Early December 2017 (1st December), OpenMinTeD organized a session on Text and Data Mining in Open Science at the DI4R conference in Brussels (30 Nov-1 Dec).

The Digital Infrastructures for Research Conference attracted a wide audience from different backgrounds (researchers, innovators, data producers, scientific domain experts, librarians, data science practitioners, service providers, project leaders, policy makers and funders) to discuss policies, processes, best practices, data and services necessary for the support of the research process to ultimately advance scientific knowledge and Open Science.

The OpenMinTeD session discussed ways of supporting the EOSC vision by fostering collaboration between infrastructures and bringing into the spotlight Text and Data Mining (TDM) as a valuable research instrument opening new highways in (multi-/cross-) disciplinary research.

The session was attended by a wide range of participants from various disciplines, with varying interests and engaged in a multitude of activities relevant to Open Science, as can be seen by the voting tool we used for the interactive session.

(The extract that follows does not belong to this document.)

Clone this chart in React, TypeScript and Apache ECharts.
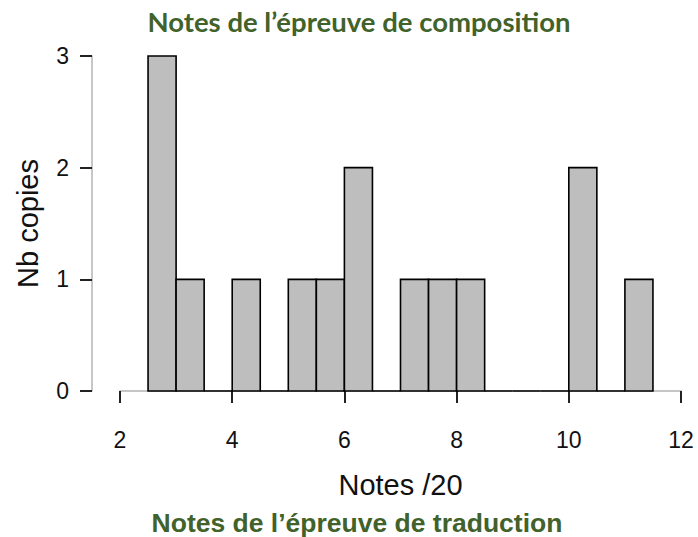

In order to engage the participants and ensure a well-informed and fruitful discussion, the session was structured in two parts: the first part consisted of five enlightening talks that introduced the topic of TDM in the research workflow from the OpenMinTeD point of view; the second part was organized as an interactive session, with a discussion prompted by short statements from a panel and gradually involving all participants.

Natalia Manola (Athena RC) presented an overview of OpenMinTeD, focusing on the technical and legal challenges it has set out to overcome and the solutions it has adopted and implemented in the form of an open, service-oriented platform for TDM of scientific and scholarly content where researchers can collaboratively create, discover, share and re-use Knowledge from a wide range of interoperable text-based scientific related sources.

The next three presentations showcased how the OpenMinTeD platform can be used for conducting TDM-based research presenting real use cases from three disciplinary areas, namely Agriculture & Biodiversity (Claire Nédellec, INRA), Life Sciences (Christian O’Reilly, EPFL) and Social Sciences (Peter Mutschke, Gesis).

The last presentation, by Giulia Dore (CREATe, Glasgow University) discussed legal issues in TDM, mainly about licensing and IPR (Intellectual Property Rights), and the OpenMinTeD recommendations for overcoming legal barriers.

The panel brought together the expertise and views on TDM of representatives from three related infrastructures: Franciska de Jong from CLARIN, Paolo Manghi from OpenAIRE and Ron Dekker from CESSDA. The panelists presented the way TDM is envisaged or integrated in these infrastructures, the role of TDM in the Open Science paradigm, the way they offer TDM services to their end-users, and exchanged opinions on potential synergies with OpenMinTeD in promoting interoperability, raising awareness and training activities on TDM, Open Access and legal policies, supporting reusability of resources, reproducibility of research experiments and publication of research outcomes etc.

Finally, the audience joined in the discussion and offered their own perspectives on the deployment of TDM in their research practices.

During the discussion, the participants were asked to rate how existing infrastructures facilitate the integration of TDM in their research on a 1-10 basis; their responses confirmed findings from other similar surveys, i.e. the problem of finding guidance for legal issues but also the lack (or difficulty in finding) of TDM applications tailored to end-user needs.

These findings are encouraging as they prove that the OpenMinTeD approach towards TDM is on the right track. OpenMinTeD already offers solutions to these problems. First of all, it makes available content and TDM software together in one place. Most important, it facilitates the creation of domain-oriented end-user applications by setting up a pool of re-usable interoperable resources based on which TDM experts can build workflows by combining these resources with domain-specific ones in order to meet end-user needs. Additionally, OpenMinTeD has presented a licensing compatibility matrix to assist researchers, repository owners and many others with how to use open access licences in the context of TDM.

Last, as regards user requirements for improvements, we witnessed during the discussion a variety of important views touching upon different dimensions of TDM-enhanced research. In the context of the DI4R spirit of collaboration, the need to “establish standards for data exchange TDM in metadata and content, make services effectively usable (users, data, methods policy-driven)” stands out.